→ GOAL OF THE EXERCISE
Copy all lines below exactly as written. Leave pictures out.

━━ SOURCE MATERIAL

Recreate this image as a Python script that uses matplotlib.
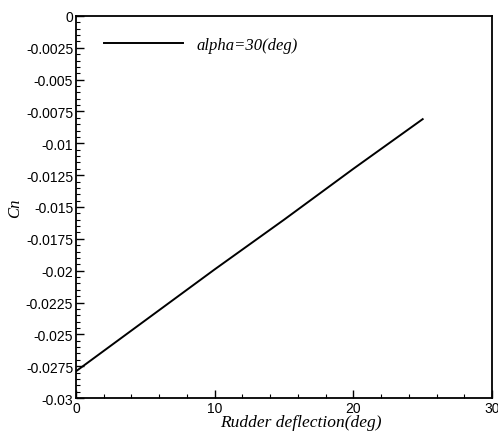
import numpy as np
import matplotlib
matplotlib.use("Agg")
import matplotlib.pyplot as plt
from matplotlib.ticker import MultipleLocator, FuncFormatter

# rudder deflection (deg) vs yawing moment coefficient Cn
deflection = [0, 5, 10, 15, 20, 25]
cn = [-0.0279, -0.0239, -0.0199, -0.0160, -0.0120, -0.0081]
series_label = "alpha=30(deg)"

fig = plt.figure(figsize=(4.98, 4.39), dpi=100)
ax = fig.add_axes([0.1526, 0.0911, 0.8354, 0.8702])

ax.plot(deflection, cn, color="black", lw=1.4, label=series_label)

ax.set_xlim(0, 30)
ax.set_ylim(-0.03, 0)
ax.xaxis.set_major_locator(MultipleLocator(10))
ax.xaxis.set_minor_locator(MultipleLocator(2))
ax.yaxis.set_major_locator(MultipleLocator(0.0025))
ax.yaxis.set_minor_locator(MultipleLocator(0.0005))

def fmt(v, pos):
    if abs(v) < 1e-12:
        return "0"
    return ("%.4f" % v).rstrip("0")

ax.yaxis.set_major_formatter(FuncFormatter(fmt))
ax.xaxis.set_major_formatter(FuncFormatter(lambda v, p: "%d" % v))

ax.tick_params(which="both", direction="in", top=False, right=False,
               labelsize=10, color="black", pad=2)
ax.tick_params(which="major", length=6, width=1.0)
ax.tick_params(which="minor", length=3, width=0.8)
for lab in ax.get_xticklabels() + ax.get_yticklabels():
    lab.set_family("Liberation Sans")
for s in ax.spines.values():
    s.set_linewidth(1.3)

ax.set_xlabel("Rudder deflection(deg)", family="Liberation Serif",
              style="italic", fontsize=12.5)
ax.set_ylabel("Cn", family="Liberation Serif", style="italic", fontsize=12)
ax.xaxis.set_label_coords(0.54, -0.042)
ax.yaxis.set_label_coords(-0.128, 0.5)

leg = ax.legend(loc="upper left", frameon=False, handlelength=4.75,
                handletextpad=0.8,
                prop={"family": "Liberation Serif", "style": "italic", "size": 12},
                bbox_to_anchor=(0.035, 0.98), borderaxespad=0.4)

fig.savefig("out.png", dpi=100)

━━━━

→ FINAL ANSWER
Recreate this image as a Python script that uses matplotlib.
import numpy as np
import matplotlib
matplotlib.use("Agg")
import matplotlib.pyplot as plt
from matplotlib.ticker import MultipleLocator, FuncFormatter

# rudder deflection (deg) vs yawing moment coefficient Cn
deflection = [0, 5, 10, 15, 20, 25]
cn = [-0.0279, -0.0239, -0.0199, -0.0160, -0.0120, -0.0081]
series_label = "alpha=30(deg)"

fig = plt.figure(figsize=(4.98, 4.39), dpi=100)
ax = fig.add_axes([0.1526, 0.0911, 0.8354, 0.8702])

ax.plot(deflection, cn, color="black", lw=1.4, label=series_label)

ax.set_xlim(0, 30)
ax.set_ylim(-0.03, 0)
ax.xaxis.set_major_locator(MultipleLocator(10))
ax.xaxis.set_minor_locator(MultipleLocator(2))
ax.yaxis.set_major_locator(MultipleLocator(0.0025))
ax.yaxis.set_minor_locator(MultipleLocator(0.0005))

def fmt(v, pos):
    if abs(v) < 1e-12:
        return "0"
    return ("%.4f" % v).rstrip("0")

ax.yaxis.set_major_formatter(FuncFormatter(fmt))
ax.xaxis.set_major_formatter(FuncFormatter(lambda v, p: "%d" % v))

ax.tick_params(which="both", direction="in", top=False, right=False,
               labelsize=10, color="black", pad=2)
ax.tick_params(which="major", length=6, width=1.0)
ax.tick_params(which="minor", length=3, width=0.8)
for lab in ax.get_xticklabels() + ax.get_yticklabels():
    lab.set_family("Liberation Sans")
for s in ax.spines.values():
    s.set_linewidth(1.3)

ax.set_xlabel("Rudder deflection(deg)", family="Liberation Serif",
              style="italic", fontsize=12.5)
ax.set_ylabel("Cn", family="Liberation Serif", style="italic", fontsize=12)
ax.xaxis.set_label_coords(0.54, -0.042)
ax.yaxis.set_label_coords(-0.128, 0.5)

leg = ax.legend(loc="upper left", frameon=False, handlelength=4.75,
                handletextpad=0.8,
                prop={"family": "Liberation Serif", "style": "italic", "size": 12},
                bbox_to_anchor=(0.035, 0.98), borderaxespad=0.4)

fig.savefig("out.png", dpi=100)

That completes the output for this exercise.